Anyone experience whisper hallucinating on empty sections? In my case, I’m dealing with audio/video in Indonesian, and usually when there’s an empty section at the beginning or the end, whisper will fill in something like “thanks for watching” or “sub by x”. is there anyway to prevent this? maybe with vad filter?
I had the same issue but with the regular text model. It tends to do that when it get’s the feeling that the provided content is not finished. What I have done is to specify this by appending a string variable in the API-Request where I stated that. Maybe you can do something similar with whisper?
I took a glance at the documentation and there it is stated that you can use an optional prompt to guide the way the model replies. There you can state the behavior you want to see.
Refer to the Link below (Documentation → Audio)
I think any sort of threshold would be a great way to filter out any noise caused by … no noise …

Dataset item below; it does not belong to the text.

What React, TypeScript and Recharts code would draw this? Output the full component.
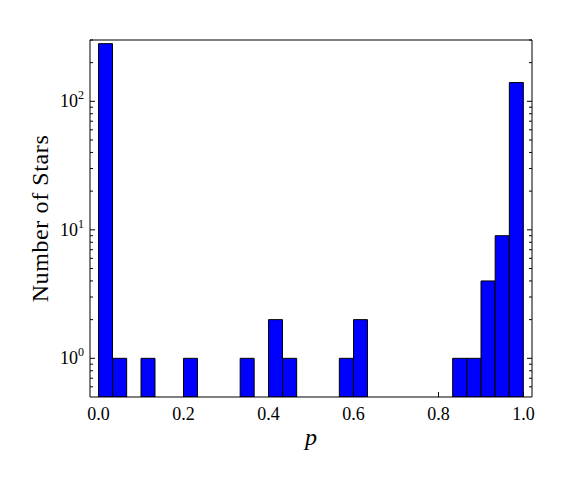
import { ComposedChart, Bar, XAxis, YAxis } from "recharts";

// 30 equal bins over p in [0, 1]
const binEdges = Array.from({ length: 31 }, (_, i) => i / 30);
const counts = [281, 1, 0, 1, 0, 0, 1, 0, 0, 0, 1, 0, 2, 1, 0, 0, 0, 1, 2, 0, 0, 0, 0, 0, 0, 1, 1, 4, 9, 140];
const xTicks = [0, 0.2, 0.4, 0.6, 0.8, 1.0];
const yMajorTicks = [1, 10, 100];
const yMinorTicks = [0.6, 0.7, 0.8, 0.9, 2, 3, 4, 5, 6, 7, 8, 9, 20, 30, 40, 50, 60, 70, 80, 90, 200, 300];
const yTicks = [...yMinorTicks, ...yMajorTicks].sort((a, b) => a - b);

const data = counts.map((c, i) => ({
  bin: i,
  mid: (binEdges[i] + binEdges[i + 1]) / 2,
  count: c > 0 ? c : null,
}));

const FONT = "'Liberation Serif', serif";
const xDomain = [-0.02, 1.02];
const yDomain = [0.5, 300];

const isMajor = (v: number) => yMajorTicks.includes(v);

// left: tick line drawn inward from the axis line, label only on decades
const LeftTick = (props: any) => {
  const { x, y, payload } = props;
  const major = isMajor(payload.value);
  const exp = Math.round(Math.log10(payload.value));
  return (
    <g>
      <line x1={x} x2={x + (major ? 5 : 3)} y1={y} y2={y} stroke="#000" />
      {major && (
        <text x={x - 6} y={y} dy={6} textAnchor="end" fontFamily={FONT} fontSize={18} fill="#000">
          10
          <tspan dy={-8} fontSize={12}>
            {exp}
          </tspan>
        </text>
      )}
    </g>
  );
};

const RightTick = (props: any) => {
  const { x, y, payload } = props;
  const major = isMajor(payload.value);
  return <line x1={x} x2={x - (major ? 5 : 3)} y1={y} y2={y} stroke="#000" />;
};

export default function App() {
  return (
    <div style={{ position: "absolute", left: 0, top: 0, background: "#fff" }}>
      <ComposedChart
        width={576}
        height={480}
        data={data}
        margin={{ top: 39, right: 43, bottom: 82, left: 89 }}
        barCategoryGap={0}
        barGap={0}
      >
        <XAxis
          xAxisId="num"
          dataKey="mid"
          type="number"
          domain={xDomain}
          allowDataOverflow
          ticks={xTicks}
          height={1}
          tickSize={-5}
          tickMargin={15}
          tickFormatter={(v: number) => v.toFixed(1)}
          tick={{ fill: "#000", fontSize: 18, fontFamily: FONT }}
          axisLine={{ stroke: "#000" }}
          tickLine={{ stroke: "#000" }}
          label={{ value: "p", position: "bottom", offset: 30, style: { fontFamily: FONT, fontSize: 24, fontStyle: "italic", fill: "#000" } }}
        />
        <XAxis
          xAxisId="top"
          dataKey="mid"
          orientation="top"
          type="number"
          domain={xDomain}
          allowDataOverflow
          ticks={xTicks}
          height={1}
          tickSize={-5}
          tick={false}
          axisLine={{ stroke: "#000" }}
          tickLine={{ stroke: "#000" }}
        />
        <XAxis xAxisId="cat" dataKey="bin" type="category" hide height={0} padding={{ left: 8.5, right: 8.5 }} />
        <YAxis
          yAxisId="left"
          scale="log"
          domain={yDomain}
          allowDataOverflow
          ticks={yTicks}
          interval={0}
          width={1}
          tickSize={0}
          tickMargin={0}
          tick={<LeftTick />}
          axisLine={{ stroke: "#000" }}
          tickLine={false}
          label={{
            value: "Number of Stars",
            angle: -90,
            position: "insideLeft",
            offset: -50,
            style: { textAnchor: "middle", fontFamily: FONT, fontSize: 24, letterSpacing: 0.6, fill: "#000" },
          }}
        />
        <YAxis
          yAxisId="right"
          orientation="right"
          scale="log"
          domain={yDomain}
          allowDataOverflow
          ticks={yTicks}
          interval={0}
          width={1}
          tickSize={0}
          tickMargin={0}
          tick={<RightTick />}
          axisLine={{ stroke: "#000" }}
          tickLine={false}
        />
        <Bar
          xAxisId="cat"
          yAxisId="left"
          dataKey="count"
          fill="#0000ff"
          stroke="#000"
          strokeWidth={1}
          isAnimationActive={false}
        />
      </ComposedChart>
    </div>
  );
}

I have some success fighting this issue just processing the file through ffmpeg with a
silenceremove command before sending the file to Whisper. Something like this:
ffmpeg --fflags +discardcorrupt -y -i <file_name> -ar 8000 -af silenceremove=start_periods=1:stop_periods=-1:start_threshold=-30dB:stop_threshold=-30dB:start_silence=2:stop_silence=2. You would probably change the
-ar (the sample rate) and some
silenceremove flags depending on your audio, for that you can refer to this page.